* start DATA SHOWN *
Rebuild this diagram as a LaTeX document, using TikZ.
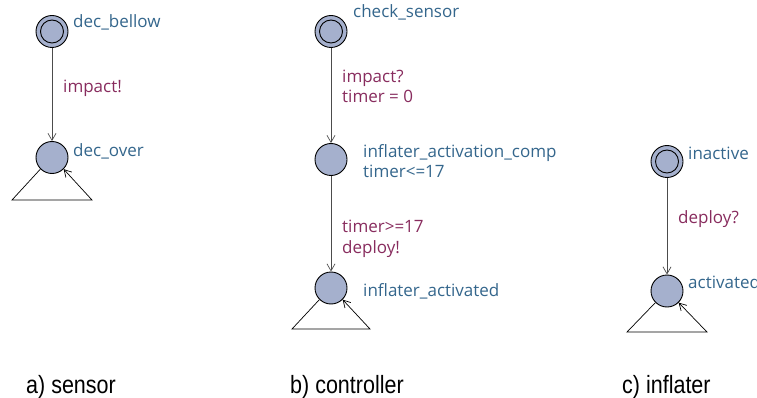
\documentclass[tikz,border=0pt]{standalone}
\usepackage{fontspec}
\setmainfont{Open Sans}
\newfontfamily\capfont{Liberation Sans}
\usetikzlibrary{arrows.meta}
\definecolor{locfill}{RGB}{165,176,205}
\definecolor{locname}{RGB}{52,102,140}
\definecolor{edgelab}{RGB}{136,44,94}
\tikzset{
  loc/.style={circle,draw=black,line width=0.9pt,fill=locfill,minimum size=32pt,inner sep=0pt},
  locname/.style={anchor=base west,text=locname,font=\fontsize{17}{20}\selectfont,inner sep=0pt,align=left},
  edgelab/.style={anchor=base west,text=edgelab,font=\fontsize{17}{20.5}\selectfont,inner sep=0pt,align=left},
  trans/.style={draw=black!70,line width=0.7pt,-{Straight Barb[length=7pt,width=8pt]}},
  selfloop/.style={draw=black,line width=0.7pt,-{Straight Barb[length=7pt,width=8pt]}},
  caption/.style={anchor=base west,inner sep=0pt,font=\capfont\fontsize{25}{30}\selectfont}
}
\newcommand{\initring}[1]{\draw[line width=0.9pt] (#1) circle[radius=11.5pt];}
\begin{document}
\begin{tikzpicture}[x=1pt,y=-1pt]
\useasboundingbox (0,0) rectangle (757,398);

% --- sensor ---
\node[loc] (s0) at (52,31.5) {};
\initring{s0}
\node[loc] (s1) at (52,157.5) {};
\node[locname] (s0n) at (73,28) {dec\_bellow};
\node[locname] (s1n) at (73,157) {dec\_over};
\draw[trans] (s0) -- (s1);
\node[edgelab] (s01) at (63,93) {impact!};
\coordinate (s1l) at (12,200);
\coordinate (s1r) at (92,200);
\draw[selfloop] (s1.225) -- (s1l) -- (s1r) -- (s1.-45);

% --- controller ---
\node[loc] (c0) at (331,31.5) {};
\initring{c0}
\node[loc] (c1) at (331,159.5) {};
\node[loc] (c2) at (331,288) {};
\node[locname] (c0n) at (353,18) {check\_sensor};
\node[locname] (c1n) at (363,178) {inflater\_activation\_comp\\timer<=17};
\node[locname] (c2n) at (363,296) {inflater\_activated};
\draw[trans] (c0) -- (c1);
\draw[trans] (c1) -- (c2);
\node[edgelab] (c01) at (342,103) {impact?\\timer = 0};
\node[edgelab] (c12) at (342,253) {timer>=17\\deploy!};
\coordinate (c2l) at (292,329);
\coordinate (c2r) at (370,329);
\draw[selfloop] (c2.225) -- (c2l) -- (c2r) -- (c2.-45);

% --- inflater ---
\node[loc] (i0) at (667,161.5) {};
\initring{i0}
\node[loc] (i1) at (667,291) {};
\node[locname] (i0n) at (688,160) {inactive};
\node[locname] (i1n) at (688,288) {activated};
\draw[trans] (i0) -- (i1);
\node[edgelab] (i01) at (678,223) {deploy?};
\coordinate (i1l) at (627,332);
\coordinate (i1r) at (707,332);
\draw[selfloop] (i1.225) -- (i1l) -- (i1r) -- (i1.-45);

% --- captions ---
\node[caption] (capa) at (26,393) {\scalebox{0.86}[1]{a) sensor}};
\node[caption] (capb) at (290,393) {\scalebox{0.86}[1]{b) controller}};
\node[caption] (capc) at (622,393) {\scalebox{0.86}[1]{c) inflater}};
\end{tikzpicture}
\end{document}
* end DATA SHOWN *
## PROBLEM
Reproduce only the lines from the beginning of the data through the line that contains "(0,0) rectangle (757,398);", both included, and please drop the pictures.

## CORRECT RESPONSE
Rebuild this diagram as a LaTeX document, using TikZ.
\documentclass[tikz,border=0pt]{standalone}
\usepackage{fontspec}
\setmainfont{Open Sans}
\newfontfamily\capfont{Liberation Sans}
\usetikzlibrary{arrows.meta}
\definecolor{locfill}{RGB}{165,176,205}
\definecolor{locname}{RGB}{52,102,140}
\definecolor{edgelab}{RGB}{136,44,94}
\tikzset{
  loc/.style={circle,draw=black,line width=0.9pt,fill=locfill,minimum size=32pt,inner sep=0pt},
  locname/.style={anchor=base west,text=locname,font=\fontsize{17}{20}\selectfont,inner sep=0pt,align=left},
  edgelab/.style={anchor=base west,text=edgelab,font=\fontsize{17}{20.5}\selectfont,inner sep=0pt,align=left},
  trans/.style={draw=black!70,line width=0.7pt,-{Straight Barb[length=7pt,width=8pt]}},
  selfloop/.style={draw=black,line width=0.7pt,-{Straight Barb[length=7pt,width=8pt]}},
  caption/.style={anchor=base west,inner sep=0pt,font=\capfont\fontsize{25}{30}\selectfont}
}
\newcommand{\initring}[1]{\draw[line width=0.9pt] (#1) circle[radius=11.5pt];}
\begin{document}
\begin{tikzpicture}[x=1pt,y=-1pt]
\useasboundingbox (0,0) rectangle (757,398);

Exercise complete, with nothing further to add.